Economic Survey blames RBI’s AQR for YES Bank, LVB Fiasco

Economic Survey blames RBI's AQR for YES Bank, LVB Fiasco

NEW DELHI: Economic Survey 2021, announced on Friday, tacitly hinted at shortcomings in RBI’s asset quality review (AQR) for the recent events at the capital-starved YES Bank and Lakshmi Vilas Bank – since bailed out – saying that the review did not capture the ever-greening carried out in ways other than formal restructuring.

The survey said most of the non-performing loans were lent and restructured during the forbearance phase and RBI’s audit missed some of the severe cases of ever-greening that the two lenders did.

In the wake of the Global Financial Crisis, RBI had in 2008 introduced the policy of regulatory forbearance. It relaxed the norms for restructuring stressed assets, and downgrading the asset to non-performing status was no longer mandatory and required no additional provisioning.

Without a forbearance, the bank would restructure the asset only if the project is viable. Else, it would downgrade the asset into a non-performing asset (NPA) and make provision for the same. But with forbearance, banks did not require the same level of provisioning as NPAs and, thus, the provisions made were inadequate, the survey noted.

“In absence of forbearance, a bank must decide to restructure based on the viability of the firm/project, because the cost of restructuring an unviable firm is significant. But with forbearance, banks do not suffer any near-term cost from restructuring. Therefore, banks prefer restructuring, as this choice allows them to declare fewer NPAs and avoid the costs due to loan provisioning. Forbearance, thus, incentivises banks to take risks by restructuring stressed assets even if they are unviable,” the survey noted.

For example, if a bank has a large outstanding against a borrower, who is on the verge of default and if the borrower defaults, the bank would have to recognise the debt as NPA, incur a loss, and possibly re-capitalise on account of the depleted capital.

“Given the borrower’s solvency concerns, lending a fresh loan, or restructuring its current loans are extremely risky and may result in further losses for the bank. However, in the unlikely case that the fresh credit helps the

borrower recover, banks would get back all their debt with interest and, therefore, face no reduction in capital,” the survey said.

The Economic Survey suggested that the fact that both YES Bank and LVB had to be rescued by the regulator goes against RBI’s assumption that private banks should have been able to raise the required capital after the cleanup, the survey noted.

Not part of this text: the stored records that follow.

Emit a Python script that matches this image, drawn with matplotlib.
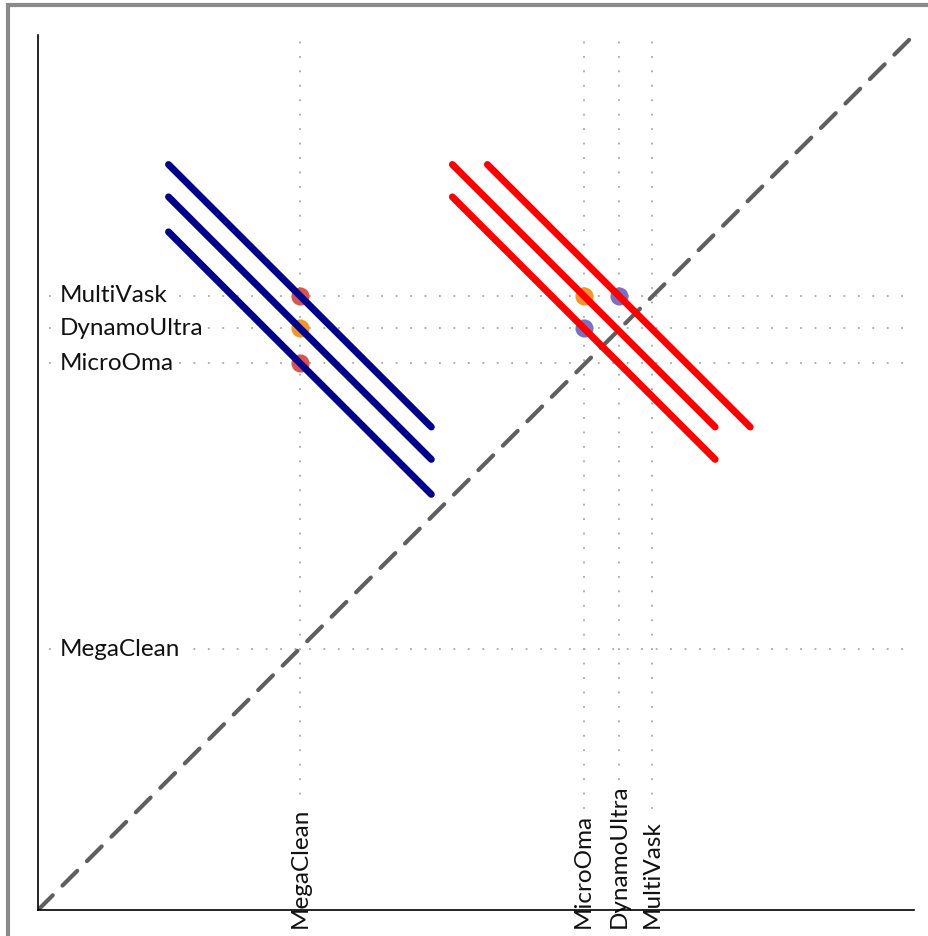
import matplotlib
matplotlib.use("Agg")
import matplotlib.pyplot as plt
from matplotlib.patches import Rectangle

plt.rcParams['font.family'] = ['Lato', 'DejaVu Sans']

# Product positions on the two axes
products_x = ["MegaClean", "MicroOma", "DynamoUltra", "MultiVask"]
x_values = [29.9, 62.3, 66.3, 70.1]
products_y = ["MultiVask", "DynamoUltra", "MicroOma", "MegaClean"]
y_values = [70.2, 66.5, 62.5, 29.8]

# Centre points of the iso-lines (x, y) and their marker colours
blue_centres_x = [29.9, 29.9, 29.9]
blue_centres_y = [70.2, 66.5, 62.5]
blue_marker_colors = ["#d9534f", "#f0962a", "#d9534f"]
red_centres_x = [62.3, 66.3, 62.3]
red_centres_y = [70.2, 70.2, 66.5]
red_marker_colors = ["#f0962a", "#7a6fc0", "#7a6fc0"]
half_len = 15.0

W, H = 929, 936
fig = plt.figure(figsize=(W / 100, H / 100), dpi=100)
ax = fig.add_axes([38 / W, (H - 910) / H, (914 - 38) / W, (910 - 35) / H])
ax.set_xlim(0, 100)
ax.set_ylim(0, 100)
for s in ["top", "right"]:
    ax.spines[s].set_visible(False)
for s in ["left", "bottom"]:
    ax.spines[s].set_color("#000000")
    ax.spines[s].set_linewidth(1.2)
    ax.spines[s].set_zorder(6)
ax.set_xticks([])
ax.set_yticks([])

dot_style = dict(color="#a8a8a8", linestyle=(0, (1, 7)), linewidth=1.3, zorder=1)
for xv in x_values:
    ax.plot([xv, xv], [0, 100], **dot_style)
for yv in y_values:
    ax.plot([1.2, 100], [yv, yv], **dot_style)

# Diagonal reference line
ax.plot([0, 100], [0, 100], color="#5f5f5f", linewidth=3,
        linestyle=(0, (5, 3.3)), dash_capstyle="round", zorder=2)

def draw_set(cx, cy, colors, line_color):
    for x0, y0, mc in zip(cx, cy, colors):
        ax.scatter([x0], [y0], s=170, color=mc, zorder=3, linewidths=0)
        ax.plot([x0 - half_len, x0 + half_len], [y0 + half_len, y0 - half_len],
                color=line_color, linewidth=5, solid_capstyle="round", zorder=4)

draw_set(blue_centres_x, blue_centres_y, blue_marker_colors, "#00008b")
draw_set(red_centres_x, red_centres_y, red_marker_colors, "#ff0000")

bbox = dict(facecolor="white", edgecolor="none", pad=1.0)
for name, yv in zip(products_y, y_values):
    ax.text(2.5, yv, name, ha="left", va="center", fontsize=17.5,
            color="#111111", bbox=bbox, zorder=5)
for name, xv in zip(products_x, x_values):
    ax.text(xv, -2.1, name, ha="center", va="bottom", rotation=90, fontsize=17.5,
            color="#111111", bbox=bbox, zorder=5, clip_on=False)

# Outer frame
fig.patches.append(Rectangle((8 / W, -0.1), 1.2, 1.1 - 5 / H,
                             transform=fig.transFigure, fill=False,
                             edgecolor="#8a8a8a", linewidth=3, zorder=0))

fig.savefig("out.png", dpi=100)
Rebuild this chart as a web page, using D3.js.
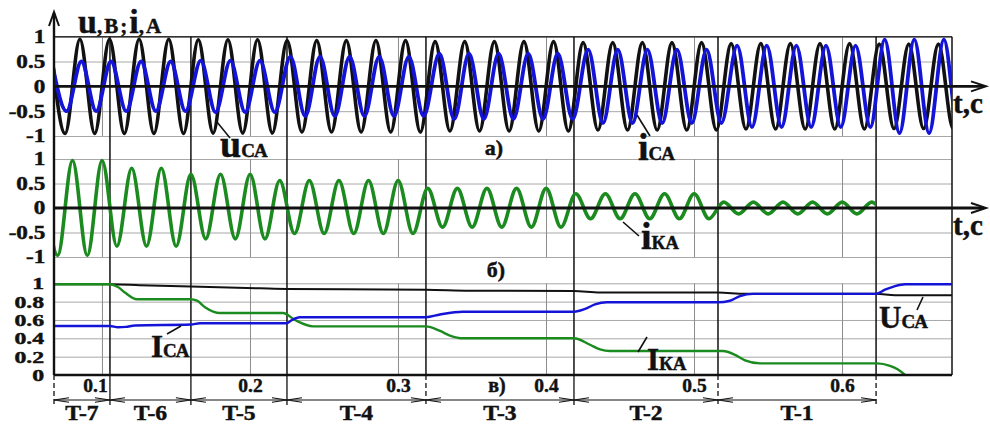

The recognition of loss impacts equity holders, the survey noted. “They get no return on their investments and are forced to recapitalise to maintain sufficient capital adequacy. In such a scenario, a capital-starved bank, where equity owners have little “skin in the game”, is likely to continue lending to the risky borrower,” the survey said.

With low capital, equity owners have little to lose from the fresh lending in the likely scenario where the borrower fails. However, the unlikely case of firm revival would result in a significant upside for them.

Forbearance, meanwhile, further allows equity owners to restructure loans without any additional cost.

“Capital-constrained banks, therefore, choose to restructure even unviable projects when the opportunity arises under a forbearance regime, thereby shifting risk away from equity holders to depositors and taxpayer,” it said.

The survey noted that the incumbent bank managers always have incentives to report strong performances during their tenure.

“Forbearance provides incumbent managers an opportunity to window-dress their balance sheets, show good performance during their tenure, and thereby enhance post-retirement career benefits. Consequently, bank managers resort to distortionary practices under forbearance. Secondly, banks’ management may use forbearance as a shield to cover up outright corruption and nepotism. The events with the Punjab National Bank or recent allegations of deceit against former bank CEOs corroborate this possibility,” the survey pointed out.

The survey said that if the AQR had correctly identified all the hidden bad quality assets on banks’ books, all the increase in NPAs and the necessary provisioning would have concluded by the stated deadline of FY2017.

However, the gross NPAs in the Indian banking sector only increased to 11.2 per cent by FY2018. A massive surge in loan loss provisioning also occurred in FY2018 – a year after AQR was supposed to make bank balance sheets healthy.